The narrator jumps up so quickly that he topples his chair; his mother instructs him to set it aright and then ask to be excused from the table. But, in the time that he obeys his mother, Doodle has excused himself and is in the yard, "looking up into the bleeding tree." Doodle calls to everyone, "It's a great big red bird!"

There, at the top of the tree is a large red bird that is the size of a chicken. Perched in a rather precarious position, the bird has scarlet feathers and long legs; its wings hang limply from his body. As the family watches in curiosity, a feather wafts down and floats away through the green foliage. Casually, the mother observes, "It's not even frightened of us." But, the boys' father notices, "It looks tired." Standing perfectly still, Doodle clasps his hands at his throat as he stands motionless for some time. Finally, he asks," What is it?" and the father replies, "I don't know, maybe it's--" but, just then, the bird flutters its injured wings in an uncoordinated motion; more feathers sprinkle down. Finally, the poor bird crashes through the limbs of the tree and it falls with a thud upon the ground.

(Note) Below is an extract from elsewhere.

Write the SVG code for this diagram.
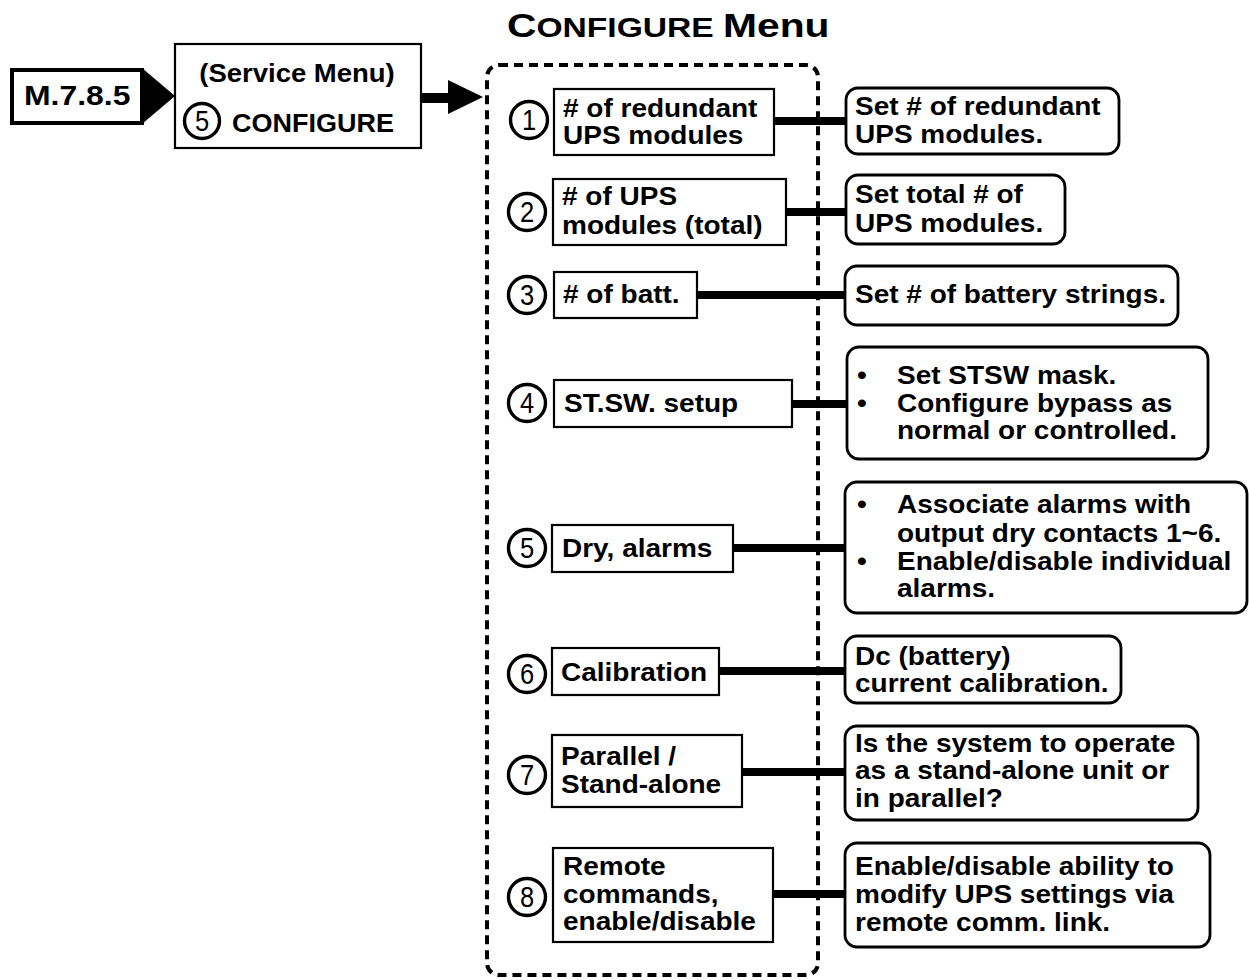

Its long, graceful neck jerked twice into an S, then straightened out, and the bird was still. A white veil came over the eyes, and the long white beak unhinged. Its legs were crossed and its claw-like feet were delicately curved at rest. Even death did not mar its grace, for it lay on the earth like a broken vase of red flowers, and we stood around it, awed by its exotic beauty.

Despite this awe, the mother simply states, "It's dead," and Daddy asks calmly for the bird book. However, they all look glumly back at the dead bird. When the narrator returns with the bird book, Daddy identifies it as a scarlet ibis, a bird from the tropics-- anywhere from South America to Florida.

Mama merely suggests, "Let's finish lunch," but Doodle says he is not hungry, and he kneels beside the ibis. So, his mother tries to tempt Doodle: "We've got peach cobbler for dessert." Still on his knees beside the bird, Doodle says, "I'm going to bury him." An anxious Mama forbids him to touch the dead bird. He promises not to, and without touching the bird, he loops one end of a string around the neck of the bird while singing, "We Shall Gather at the River." Although little Doodle struggles with the shovel, he manages to bury the bird in the flower garden, and after he is finished, he comes into the house. Shortly thereafter, he enters the dining room to find everyone eating their peach cobblers. "Did you get the scarlet ibis buried?" asks Daddy. Doodle does not speak, but nods his head. His mother urges Doodle to wash his hands so he can have some peach cobbler, but Doodle replies, "I'm not hungry."

Aunt Nicey chimes in, "Dead birds is bad luck....'Specially red dead birds!" Clearly, no one seems more affected by the death of the bird than Doodle.